You have a great observation. There are many responses Yanez could have used to de-escalate the situation but unfortunately did not. Why didn't he pull his gun first and used it to get compliance. I am not a cop and don't know if that is proper. Why, after being informed of Castile's firearm did he not say, okay, then put both hands on the wheel while holding him at gunpoint? Hindsight is always 20/20 and only leads to regrets. Other officers did testify that they would have handled the situation differently.


Q:

This winter Axon announced they would provide free body cameras to any police department if they would agree to use their storage services. Have you reported on the status of police body cameras, and where does Minnesota stand in regard to that?

A:

We do have some departments in Minnesota now using body cameras but St. Anthony is not among them.


Q:

How do you feel about Officer Yanez being fired despite being acquitted of the charges?

A:

I think it was a mutual decision and one that most expected. Tough to carry on in the community he serves with that history following you. Can't imagine him wanting to return.


Q:

Were you surprised by the verdict? Of all the high profile acquittals of police officers over the last few years, how shocking was this one by comparison?

A:

I was a bit surprised that it did not end in a hung jury. I thought for sure there would be a couple of jurors who could not be convinced he was acting as another "reasonable" officer would have in the same circumstances. But I believe that less than 10%of all cases nationwide of an officer charged with taking a life end with a guilty verdict, so I knew the bar is high for the prosecution to prove.


Q:

I was a bit surprised that it did not end in a hung jury.

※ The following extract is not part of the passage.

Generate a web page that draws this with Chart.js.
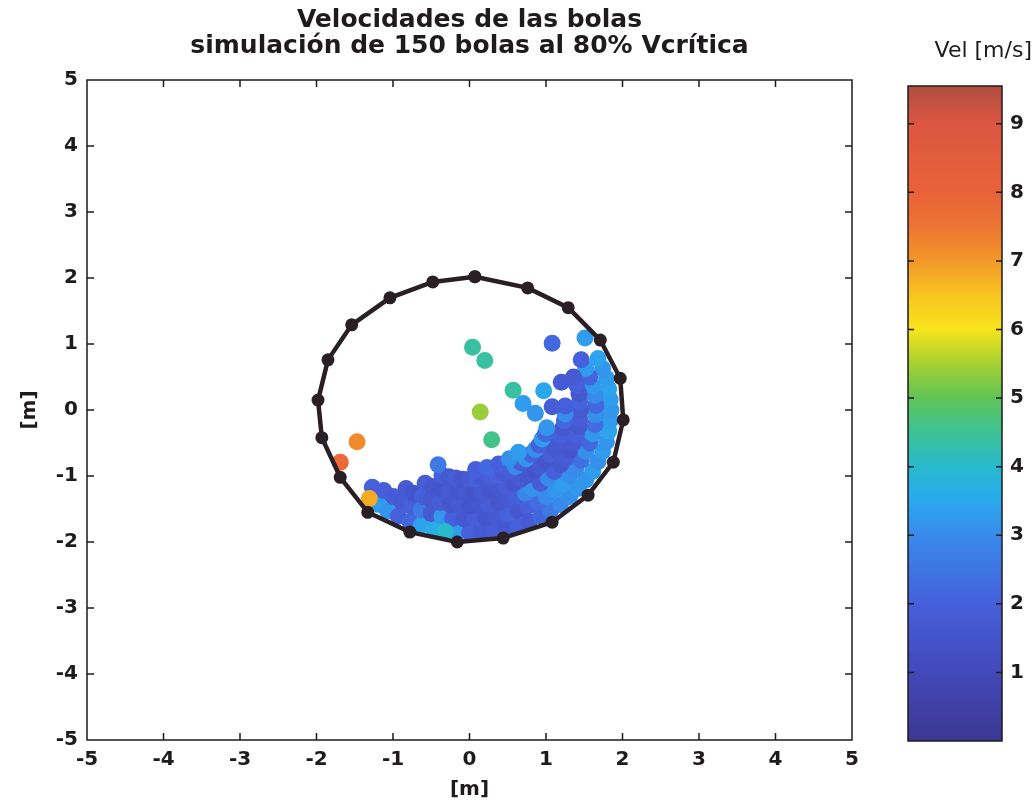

What was the demographics of the jury? I see your story said "The 12-member jury included two black people, and the remainder were white." but male, female, age, ... ?

A:

There were 7 men and 5 women, two people of color and a wide array of professions. The jury foreman held an MBA and favored legalization of pot. There was a nurse, gas station manager, contractor, personal care attendant, IT support supervisor, auto detailer, retired special ed teacher and art designer. A mix of ages. But don't assume the 2 holdouts were the 2 jurors of color. In fact, they were both white men.


Q:

If you had the opportunity to interview Yanez, what would you ask him?

A:

I would ask him, "if he could possibly go back in time and redo his response to the stop, what would he have said or done differently?" I know he is wrestling with that very question in his mind a thousand times over.


Q:

Was this statement:

"And I thought if he’s, if he has the, the guts and the audacity to smoke marijuana in front of the five year old girl and risk her lungs and risk her life by giving her secondhand smoke and the front seat passenger doing the same thing then what, what care does he give about me. And, I let off the rounds and then after the rounds were off, the little girls was screaming."

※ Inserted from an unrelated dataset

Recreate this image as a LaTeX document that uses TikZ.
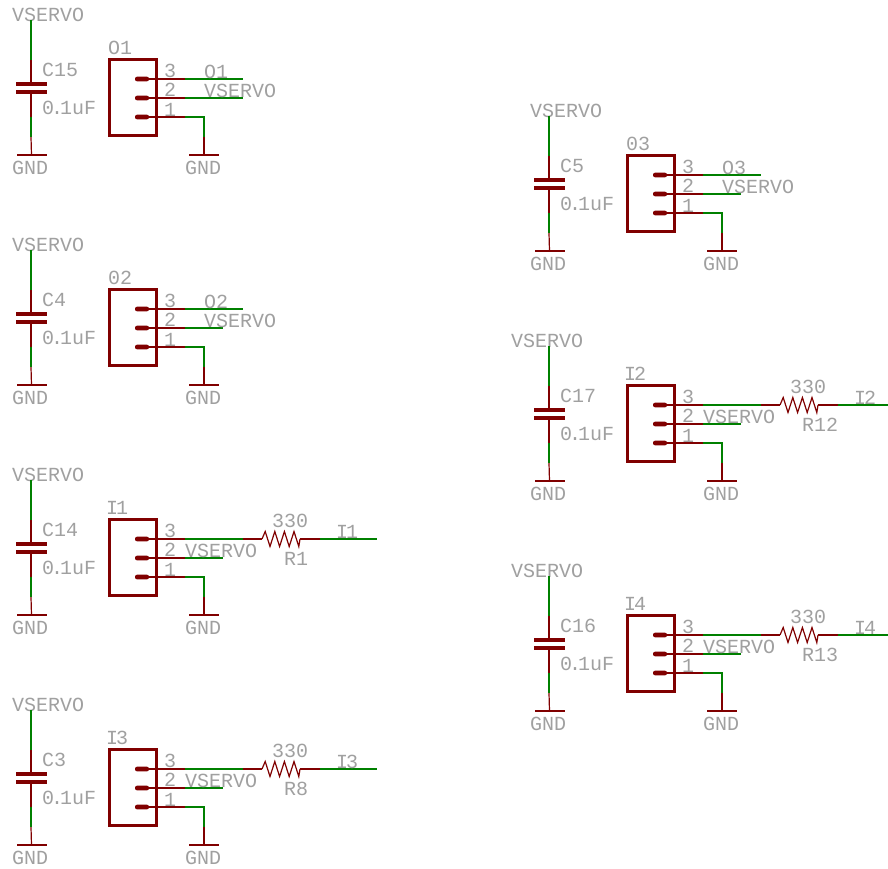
\documentclass[tikz,border=0pt]{standalone}
\usepackage{fontspec}
\usepackage{xcolor}
\usepackage{tikz}
\usetikzlibrary{positioning}
\newfontfamily\eaglefont[FakeStretch=1.0]{Liberation Mono}
\definecolor{netgreen}{RGB}{0,128,0}
\definecolor{symred}{RGB}{128,0,0}
\definecolor{labelgray}{RGB}{160,160,160}

% capacitor, connector body, pins and ground wire of one servo header
\newcommand{\servobase}[6]{%
  \begin{scope}[shift={(#2,#3)}]
    \node[label text] (#1supply) at (#6,21) {VSERVO};
    \node[label text] (#1capname) at (42,76) {#4};
    \node[label text] (#1capval) at (42,114) {0\kern-3pt.\kern-3pt1uF};
    \node[plate] (#1plateA) at (31,84) {};
    \node[plate] (#1plateB) at (31,92) {};
    \node[bar] (#1gndA) at (31.5,155) {};
    \node[label text] (#1gndtextA) at (12,174) {GND};
    \coordinate (#1capT) at (31,20);
    \coordinate (#1capU) at (31,60);
    \coordinate (#1capL) at (31,117);
    \coordinate (#1capM) at (31,137);
    \draw[net] (#1capT) -- (#1capU);
    \draw[pad] (#1capU) -- (#1plateA.center);
    \draw[pad] (#1plateB.center) -- (#1capL);
    \draw[net] (#1capL) -- (#1capM);
    \draw[pad] (#1capM) -- (#1gndA.center);
    \node[body] (#1body) at (132.5,97.8) {};
    \node[label text] (#1name) at (106,54) {#5};
    \foreach \pin/\ypos/\ytext in {3/79/77,2/98/96,1/117/116} {
      \node[stub] (#1pin\pin) at (142,\ypos) {};
      \node[label text] (#1num\pin) at (164,\ytext) {\pin};
      \coordinate (#1join\pin) at (185,\ypos);
      \draw[pad] (#1pin\pin.center) -- (#1join\pin);
    }
    \node[bar] (#1gndB) at (204,155) {};
    \node[label text] (#1gndtextB) at (185,174) {GND};
    \coordinate (#1bend) at (204,117);
    \coordinate (#1drop) at (204,137);
    \draw[net] (#1join1) -- (#1bend) -- (#1drop);
    \draw[pad] (#1drop) -- (#1gndB.center);
  \end{scope}
}

% direct output header, #5 is where the supply wire stops
\newcommand{\outwires}[5]{%
  \begin{scope}[shift={(#2,#3)}]
    \coordinate (#1endA) at (243,79);
    \coordinate (#1endB) at (#5,98);
    \draw[net] (#1join3) -- (#1endA);
    \draw[net] (#1join2) -- (#1endB);
    \node[label text] (#1sig) at (204,78) {#4};
    \node[label text] (#1pwr) at (204,97) {VSERVO};
  \end{scope}
}

% input header with series resistor
\newcommand{\inwires}[5]{%
  \begin{scope}[shift={(#2,#3)}]
    \coordinate (#1endB) at (223,98);
    \coordinate (#1netA) at (243,79);
    \coordinate (#1resL) at (262,79);
    \coordinate (#1resR) at (300,79);
    \coordinate (#1netB) at (320,79);
    \coordinate (#1endA) at (377,79);
    \draw[net] (#1join2) -- (#1endB);
    \draw[net] (#1join3) -- (#1netA);
    \draw[pad] (#1netA) -- (#1resL);
    \draw[pad] (#1resL) -- ++(3.2,-7.5) -- ++(4.8,15) -- ++(4.8,-15) -- ++(4.8,15)
      -- ++(4.8,-15) -- ++(4.8,15) -- ++(4.8,-15) -- ++(4.8,15) -- (#1resR);
    \draw[pad] (#1resR) -- (#1netB);
    \draw[net] (#1netB) -- (#1endA);
    \node[label text] (#1pwr) at (185,97) {VSERVO};
    \node[label text] (#1resval) at (272,67) {330};
    \node[label text] (#1resname) at (284,105) {#4};
    \node[label text] (#1sig) at (336,78) {#5};
  \end{scope}
}

\begin{document}
\begin{tikzpicture}[
    x=1pt, y=-1pt,
    label text/.style={anchor=base west, inner sep=0pt, text=labelgray, font=\eaglefont\fontsize{20}{20}\selectfont},
    net/.style={draw=netgreen, line width=1.4pt},
    pad/.style={draw=symred, line width=1.2pt},
    plate/.style={rectangle, fill=symred, inner sep=0pt, minimum width=31pt, minimum height=4.2pt},
    bar/.style={rectangle, fill=symred, inner sep=0pt, minimum width=30pt, minimum height=1.6pt},
    body/.style={rectangle, draw=symred, line width=3pt, inner sep=0pt, minimum width=47pt, minimum height=76pt},
    stub/.style={rectangle, fill=symred, rounded corners=2pt, inner sep=0pt, minimum width=14pt, minimum height=4.6pt}
]
    \path[use as bounding box, clip] (0,0) rectangle (888,868);

    \servobase{oa}{0}{0}{C15}{\kern2pt O1}{12}
    \outwires{oa}{0}{0}{O1}{243}
    \servobase{ob}{0}{230}{C4}{\kern2pt 02}{12}
    \outwires{ob}{0}{230}{O2}{223}
    \servobase{oc}{518}{96}{C5}{\kern2pt 03}{12}
    \outwires{oc}{518}{96}{O3}{223}

    \servobase{ia}{0}{460}{C14}{I\kern-2pt1}{12}
    \inwires{ia}{0}{460}{R1}{I\kern-2pt1}
    \servobase{ic}{0}{690}{C3}{I\kern-2pt3}{12}
    \inwires{ic}{0}{690}{R8}{I\kern-2pt3}
    \servobase{ib}{518}{326}{C17}{I\kern-2pt2}{-7}
    \inwires{ib}{518}{326}{R12}{I\kern-2pt2}
    \servobase{id}{518}{556}{C16}{I\kern-2pt4}{-7}
    \inwires{id}{518}{556}{R13}{I\kern-2pt4}
\end{tikzpicture}
\end{document}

discussed much in the courtroom?

I mean, how does one maintain any credibility after such an absurd utterance?

A:

Remember, that transcript of the BCA interview was not played in court. While jurors asked to see it during deliberations, rules of court procedure do not allow that. The 28 page transcript has a number of statements in it that I believe the state could have used to impeach Yanez.


Q:

In this case, how quickly was 'justice served'? Is this the average time it takes to hear a trial of this size or was this longer/shorter than normal?

A:

I actually thought it would go a bit longer. The state rested after just three days and called a total of 10 witnesses. The defense used two days including putting Yanez on the stand. I have seen much longer trials indeed. What is more interesting is that it took jurors a full 5 days deliberating to reach the verdict they did.


Q:

What are some memorable articles that you have covered throughout your career as a reporter?

A:

There are so many in my 38 years doing this. I can vividly recall the tragedy of the United flight that crashed in Sioux City, Iowa back in the summer of 1989. Capt. Al Hayes had lost all hydraulics and nearly brought the plane in for an emergency landing but landed just short of the runway and it cartwheeled in a ball of fire. So many perished but many more survived. Miraculously. I was down there for a week and then followed up later with the NTSB hearings on the crash. That will stick with me forever.


Q:

What does Mark Rosen smell like?

A:

Ha, ha! I love Rosey! But I haven't been close enough to him to detect any particular aroma.


Q:

Besides a civil suit from the family, will Yanez face any more legal action? Can the case be retried, or is that only if they find new evidence?

A:

Just the civil suit(s). He could only be retried if the jurors had reached an impasse and the judge would have declared a mistrial.


Q:

Did the St Anthony Police ever get charged with obstruction of justice for their attempts to delete the Castile video off of facebook using Diamond Reynold's confiscated phone?

(Also, do I have the details of that correct?)

Thanks!

(Edit: Evidence Tampering seems more appropriate than Obstruction).

A:

I am not aware of that.


Q:

Do you think if the jurors saw the video of Diamond Renyold's daughter it would've affected the outcome?

A:

It certainly could have but there is no way to know for sure. Why the state did not use that in its case is beyond me. I was certainly moved by the emotion of the two interacting and Reynolds being comforted by the little girl.


Q:

How is it working with Amelia Santaniello? Be honest, please.

A:

She's wonderful. What you see on TV is what she's like in person. Best in town!


Q:

Hi Bill. I walk past WCCO every single day on my way to work. I have been wanting a change of pace for quite some time now and I've been interested in going into media. My issue is I have no clue where to begin on my path. What advice would you give me in regards to becoming a part of the WCCO team?

A:

Keep your eye on our website (www.wcco.com/wccojobs) where there are job openings posted. There are currently 4 open positions.